Segundo a ONG Federação Internacional das Ligas de Direitos Humanos (FIDH, na sigla em francês), com sede em Paris, o genocídio prossegue em outras cidades marfinenses. "Temos informações de que as execuções continuam", afirmou Florent Geel, chefe do escritório África da FIDH.

A porta-voz de Ouattara, Anne Ouloto, negou o envolvimento das forças leais ao presidente eleito na morte de civis. Duekoue Sidiki Konate, porta-voz de Guillaume Soro, primeiro-ministro de Ouattara, disse que foram registrados 152 mortes na região - e não 800, como afirma a Cruz Vermelha. "É difícil estabelecer os que morreram durante os confrontos e os que morreram depois dos enfrentamentos. É muito cedo para estabelecer a responsabilidades", disse

Ontem, o secretário-geral da ONU, Ban Ki-moon, pediu ao presidente eleito - reconhecido pela comunidade internacional como chefe de Estado legítimo -, que apure o genocídio e exigiu que suas forças não recorram à violência excessiva.
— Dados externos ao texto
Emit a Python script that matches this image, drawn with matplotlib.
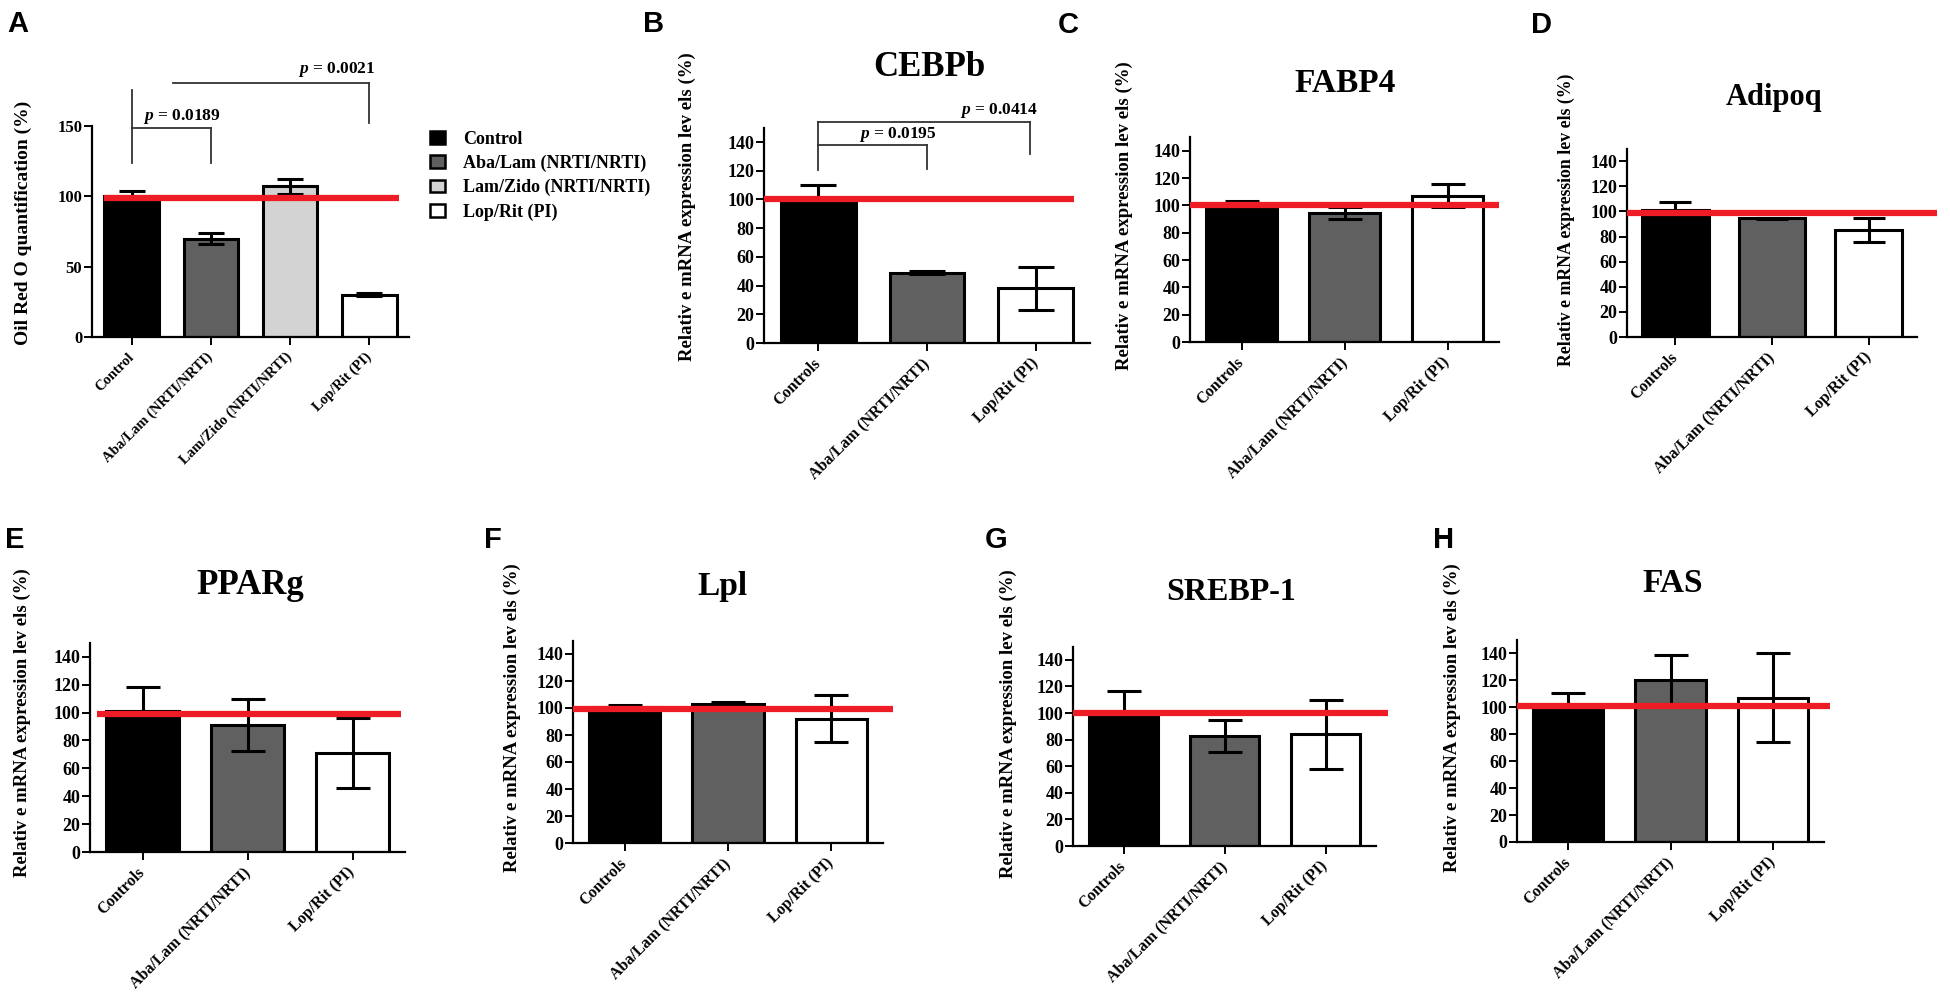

Em Washington, a secretária de Estado dos EUA, Hillary Clinton, também condenou o massacre e exigiu que as forças do presidente eleito "respeitem as leis da guerra e cessem os ataques contra civis". Além disso, ela pediu que as forças de Ouattara se "mostrem à altura dos ideais do presidente eleito".

Diretamente envolvida nos combates em Abidjã, que entraram no terceiro dia ontem, a França anunciou o envio de mais 300 soldados, totalizando 1,4 mil no segundo front do país na África - o primeiro é a Líbia. Ontem, o Exército francês tomou o controle do aeroporto de Abidjã, com o objetivo de reabri-lo para uso civil e militar. Cerca de 1,6 mil estrangeiros aguardam para deixar o país. Em resposta à intervenção de Paris, a TV estatal marfinense afirmou que o governo francês prepara um massacre da população do país. "O genocídio ruandês será feito na Costa do Marfim pelos homens de Sarkozy", dizia a mensagem.

PARA LEMBRAR

Ouattara venceu Gbagbo nas urnas

No dia 28 de novembro, o segundo turno das eleições presidenciais da Costa do Marfim foi vencido por Alassane Ouattara. No poder desde 2000, porém, o presidente Laurent Gbagbo rejeitou o resultado e se recusou a deixar o cargo. Desde então, os adversários começaram a luta pela presidência. O mandato de Gbagbo já havia acabado em 2005, mas as eleições foram adiadas com a desculpa de que a instabilidade não permitia a votação. Semana passada, Ouattara lançou uma ofensiva que tomou a capital do país, Yamoussoukro, e o principal porto exportador de cacau - insumo que sustenta a economia local. Estima-se que mais de 80% da Costa do Marfim já esteja nas mãos de Ouattara. A batalha por Abidjã, principal cidade do país, é decisiva para o desfecho da crise. Cerca de 2,5 mil homens de Gbagbo defendem o palácio e a residência do presidente de facto. Enfrentando ainda deserções e pressões internacionais, Gbagbo está isolado. A notícia de que forças de Ouattara seriam responsáveis pelo massacre de Duekoue, portanto, é uma péssima notícia para a legitimidade do futuro governo marfinense.